Yes. Under DGCL §152, stock issuances require valid board authorization, and valid board authorization requires a properly constituted board. If the board that approved a stock issuance was missing a required investor-elected or independent director seat at the time, the authorization may be defective. That defect does not automatically void the issuance, but it creates a failure of authorization that may require ratification or validation before a Series B investor will accept the cap table as clean.
Every board action taken during the period that seat was vacant may have been taken by an improperly constituted board. That includes any stock issuances, option pool expansions, SAFE or note authorizations, or financing approvals that occurred while the required seat was open. The company should identify every equity action from that period, assess whether ratification is available under DGCL §204, and determine whether stockholder notice or approval is also required.

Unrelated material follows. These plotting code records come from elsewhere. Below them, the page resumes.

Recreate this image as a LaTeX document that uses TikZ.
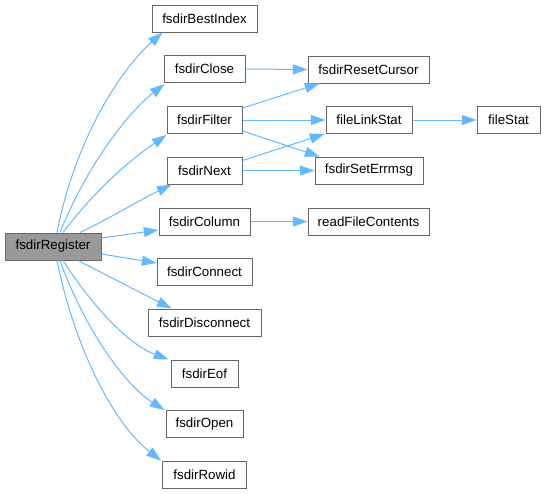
\documentclass[tikz,border=0pt]{standalone}
\usepackage{fontspec}
\setmainfont{Liberation Sans}
\usetikzlibrary{arrows.meta,calc}
\definecolor{edgeblue}{HTML}{63B8FF}
\definecolor{boxborder}{HTML}{666666}
\definecolor{rootfill}{HTML}{999999}
\tikzset{
  fn/.style={draw=boxborder, fill=white, line width=0.75pt, inner sep=0pt,
    minimum height=20.25pt, font=\fontsize{10}{12}\selectfont, text=black},
  rootfn/.style={fn, fill=rootfill},
  edge/.style={draw=edgeblue, line width=0.75pt,
    -{Triangle[length=11pt,width=7.5pt]}}
}
\begin{document}
\begin{tikzpicture}[x=0.75pt,y=-0.75pt]
\useasboundingbox (0,0) rectangle (545,493);
% nodes
\node[rootfn, minimum width=72pt]    (root)      at (53,246.5)  {fsdirRegister};
\node[fn, minimum width=78.75pt]     (best)      at (204.5,18.5) {fsdirBestIndex};
\node[fn, minimum width=60.75pt]     (close)     at (204.5,69)   {fsdirClose};
\node[fn, minimum width=56.25pt]     (filter)    at (204.5,120)  {fsdirFilter};
\node[fn, minimum width=56.25pt]     (next)      at (204.5,170.5){fsdirNext};
\node[fn, minimum width=68.25pt]     (column)    at (204.5,221.5){fsdirColumn};
\node[fn, minimum width=71.25pt]     (connect)   at (204.5,271.5){fsdirConnect};
\node[fn, minimum width=84.75pt]     (disconnect)at (204.5,322.5){fsdirDisconnect};
\node[fn, minimum width=50.25pt]     (eof)       at (204.5,373.5){fsdirEof};
\node[fn, minimum width=57.75pt]     (open)      at (204.5,424)  {fsdirOpen};
\node[fn, minimum width=63pt]        (rowid)     at (204.5,474.5){fsdirRowid};
\node[fn, minimum width=90.75pt]     (reset)     at (368.5,69.5) {fsdirResetCursor};
\node[fn, minimum width=64.5pt]      (linkstat)  at (369,120)    {fileLinkStat};
\node[fn, minimum width=47.25pt]     (filestat)  at (508.5,120)  {fileStat};
\node[fn, minimum width=81pt]        (errmsg)    at (369,170.5)  {fsdirSetErrmsg};
\node[fn, minimum width=90.75pt]     (readfile)  at (368.5,221.5){readFileContents};
% edges from root
\draw[edge] ($(root.north)+(4,0)$) .. controls (75,140) and (120,70) .. ($(best.south west)+(11,0)$);
\draw[edge] ($(root.north)+(7,0)$) .. controls (85,170) and (125,115) .. ($(close.south west)+(1,1)$);
\draw[edge] ($(root.north)+(10,0)$) .. controls (95,190) and (130,160) .. ($(filter.south west)+(0,1)$);
\draw[edge] ($(root.north)+(27,0)$) .. controls (110,218) and (140,200) .. ($(next.south west)+(5,0)$);
\draw[edge] ($(root.east)+(0,-8.5)$) -- ($(column.west)+(0,8.5)$);
\draw[edge] ($(root.east)+(0,7.5)$) -- ($(connect.west)+(0,-8.5)$);
\draw[edge] ($(root.south)+(25,0)$) -- ($(disconnect.north west)+(24,0)$);
\draw[edge] ($(root.south)+(10,0)$) .. controls (95,310) and (130,345) .. ($(eof.north west)+(-2,0)$);
\draw[edge] ($(root.south)+(7,0)$) .. controls (85,330) and (125,385) .. ($(open.north west)+(-1,0)$);
\draw[edge] ($(root.south)+(4,0)$) .. controls (75,350) and (115,425) .. ($(rowid.north west)+(-1,0)$);
% other edges
\draw[edge] (close.east) -- (reset.west);
\draw[edge] ($(filter.east)+(0,-12)$) -- ($(reset.south west)+(12,0)$);
\draw[edge] (filter.east) -- (linkstat.west);
\draw[edge] ($(filter.east)+(0,11)$) -- ($(errmsg.north west)+(5,0)$);
\draw[edge] ($(next.east)+(0,-10)$) -- ($(linkstat.south west)+(-1,0)$);
\draw[edge] (next.east) -- (errmsg.west);
\draw[edge] (linkstat.east) -- (filestat.west);
\draw[edge] (column.east) -- (readfile.west);
\end{tikzpicture}
\end{document}
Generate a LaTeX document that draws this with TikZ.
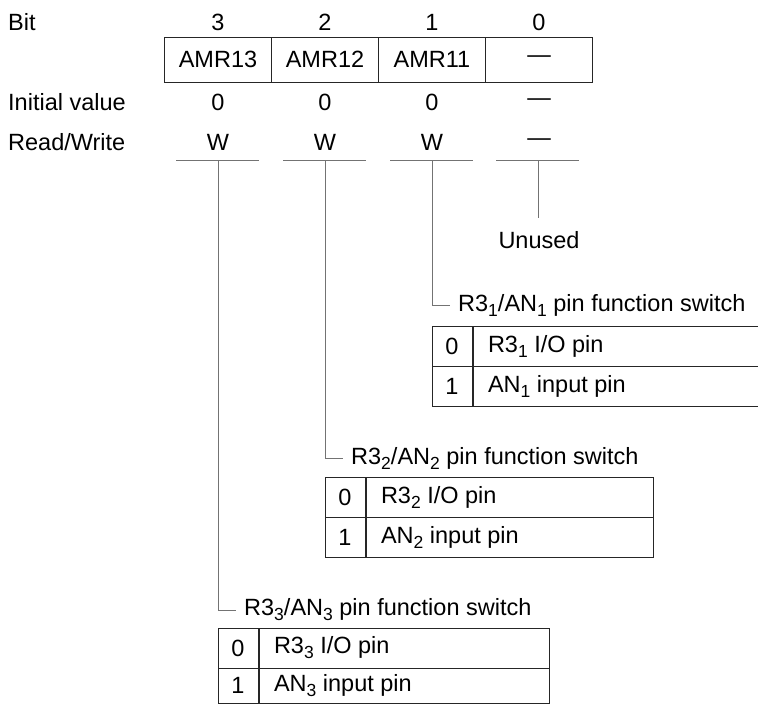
\documentclass[tikz,border=0pt]{standalone}
\usepackage{fontspec}
\setmainfont{Liberation Sans}
\usetikzlibrary{positioning}
\newcommand{\pinsub}[1]{\raisebox{-5pt}{\fontsize{17.5}{18}\selectfont #1}}

\begin{document}
\begin{tikzpicture}[
  x=1pt, y=-1pt,
  font=\fontsize{23.5}{28}\selectfont,
  every node/.style={inner sep=0pt},
  reg/.style={rectangle, draw=black!85, line width=1pt, minimum width=107pt, minimum height=45pt},
  num/.style={rectangle, draw=black!85, line width=1pt, minimum width=40pt, minimum height=40pt},
  desc/.style={rectangle, draw=black!85, line width=1pt, minimum height=40pt, align=flush left, inner xsep=15pt},
  lead/.style={draw=black!55, line width=1pt},
  sw/.style={anchor=west, inner xsep=8pt}
]
  \useasboundingbox (0,0) rectangle (758,704);

  \node[anchor=west] (bitlbl) at (8,22)  {Bit};
  \node[anchor=west] (inilbl) at (8,102) {Initial value};
  \node[anchor=west] (rwlbl)  at (8,142) {Read/Write};

  \node (bit3) at (218,22) {3};
  \node (bit2) at (325,22) {2};
  \node (bit1) at (432,22) {1};
  \node (bit0) at (539,22) {0};

  \node[reg] (reg3) at (218,59.5) {AMR13};
  \node[reg] (reg2) at (325,59.5) {AMR12};
  \node[reg] (reg1) at (432,59.5) {AMR11};
  \node[reg] (reg0) at (539,59.5) {\textemdash};

  \node (ini3) at (218,102) {0};
  \node (ini2) at (325,102) {0};
  \node (ini1) at (432,102) {0};
  \node (ini0) at (539,102) {\textemdash};

  \node (rw3) at (218,142) {W};
  \node (rw2) at (325,142) {W};
  \node (rw1) at (432,142) {W};
  \node (rw0) at (539,142) {\textemdash};

  \coordinate (t3) at (218,160);
  \coordinate (t2) at (325,160);
  \coordinate (t1) at (432,160);
  \coordinate (t0) at (538,160);
  \draw[lead] ([xshift=-42pt]t3) -- ([xshift=41pt]t3);
  \draw[lead] ([xshift=-42pt]t2) -- ([xshift=41pt]t2);
  \draw[lead] ([xshift=-42pt]t1) -- ([xshift=41pt]t1);
  \draw[lead] ([xshift=-42pt]t0) -- ([xshift=41pt]t0);

  \coordinate (u0) at (538,218);
  \node (unused) at (539,240) {Unused};
  \draw[lead] (t0) -- (u0);

  \node[sw] (sw1) at (450,305) {R3\pinsub{1}/AN\pinsub{1} pin function switch};
  \node[num] (k1a) at (452,346) {0};
  \node[num] (k1b) at (452,386) {1};
  \node[desc, text width=255pt, right=0pt of k1a] (d1a) {R3\pinsub{1} I/O pin};
  \node[desc, text width=255pt, right=0pt of k1b] (d1b) {AN\pinsub{1} input pin};
  \draw[lead] (t1) |- (sw1.west);

  \node[sw] (sw2) at (343,458) {R3\pinsub{2}/AN\pinsub{2} pin function switch};
  \node[num] (k2a) at (345,497) {0};
  \node[num] (k2b) at (345,537) {1};
  \node[desc, text width=257pt, right=0pt of k2a] (d2a) {R3\pinsub{2} I/O pin};
  \node[desc, text width=257pt, right=0pt of k2b] (d2b) {AN\pinsub{2} input pin};
  \draw[lead] (t2) |- (sw2.west);

  \node[sw] (sw3) at (236,610) {R3\pinsub{3}/AN\pinsub{3} pin function switch};
  \node[num] (k3a) at (238,648) {0};
  \node[num, minimum height=35pt] (k3b) at (238,685.5) {1};
  \node[desc, text width=260pt, right=0pt of k3a] (d3a) {R3\pinsub{3} I/O pin};
  \node[desc, text width=260pt, minimum height=35pt, right=0pt of k3b] (d3b) {AN\pinsub{3} input pin};
  \draw[lead] (t3) |- (sw3.west);
\end{tikzpicture}
\end{document}
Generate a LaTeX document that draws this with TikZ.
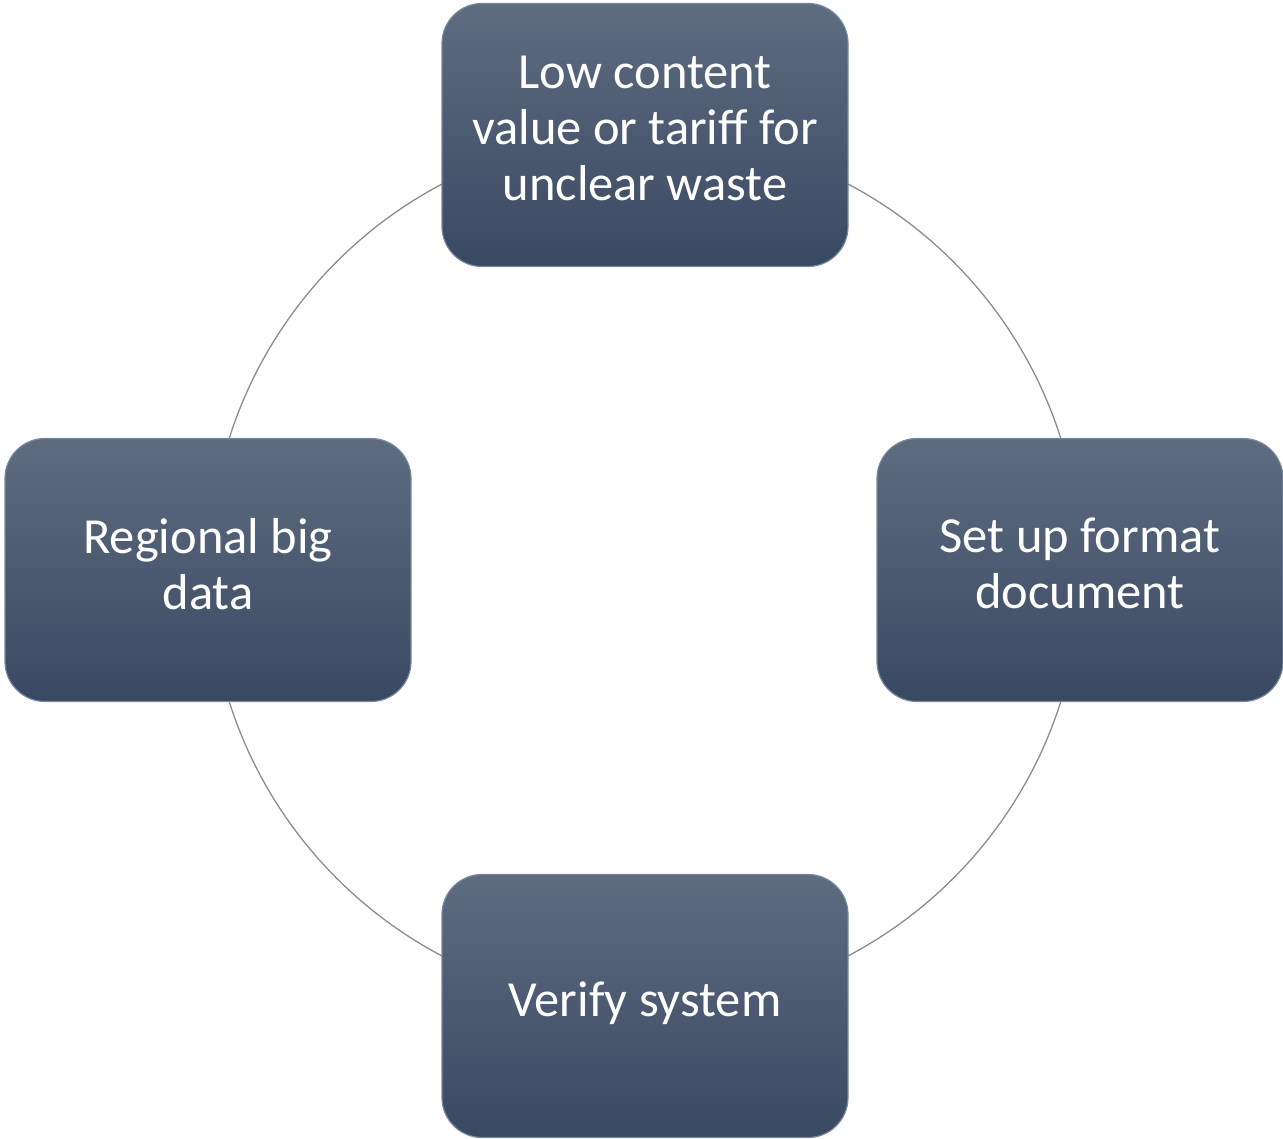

Ratification under DGCL §204 applies to defective corporate acts, which are defined as acts that were within the company's authority but suffered a failure of authorization. A properly constituted board can ratify those prior actions by adopting resolutions that identify each defective act, its date, and the nature of the authorization failure. However, ratification does not retroactively fix actions that required third-party consent, does not resolve contractual breaches of investor rights, and does not cure securities-law violations arising from the original issuance.
Series B counsel typically requests all board minutes, written consents, and financing documents from formation through the most recent round. They then map required board composition against actual board composition at each major equity event. Any gap between the two raises a question about authorization validity. Investors use that gap analysis to decide whether to require cure before closing, add indemnity or escrow provisions, or adjust pricing to reflect residual authorization risk.
A board observer has the right to attend meetings and receive board materials, but has no vote. A voting director has fiduciary authority and participates in formal board action. Observer rights do not substitute for a vacant director seat. If an investor held observer rights and was informally treated as a voting participant, the approvals from those meetings may be suspect because the actual voting director seat required by the governing documents was not properly filled.
It depends on the nature of the defect. If the problem is purely a failure of authorization under the DGCL, the current board may be able to ratify the defective act without investor consent, subject to any stockholder approval requirements. However, if the defect also involved a breach of a prior investor's contractual rights, such as a bypassed consent right or a required seat that was never filled, that contractual breach is separate from the DGCL cure process and may require investor consent or negotiation to resolve.
The data room should include all board minutes and written consents from formation through the current date, all versions of the charter and any amendments, all voting agreements and investor rights agreements, a board composition timeline that maps required and actual composition at each major equity event, and a disclosure memo for any identified gap that has not been fully cured. If ratification resolutions have been adopted, those should also be included with supporting stockholder notice documentation where applicable.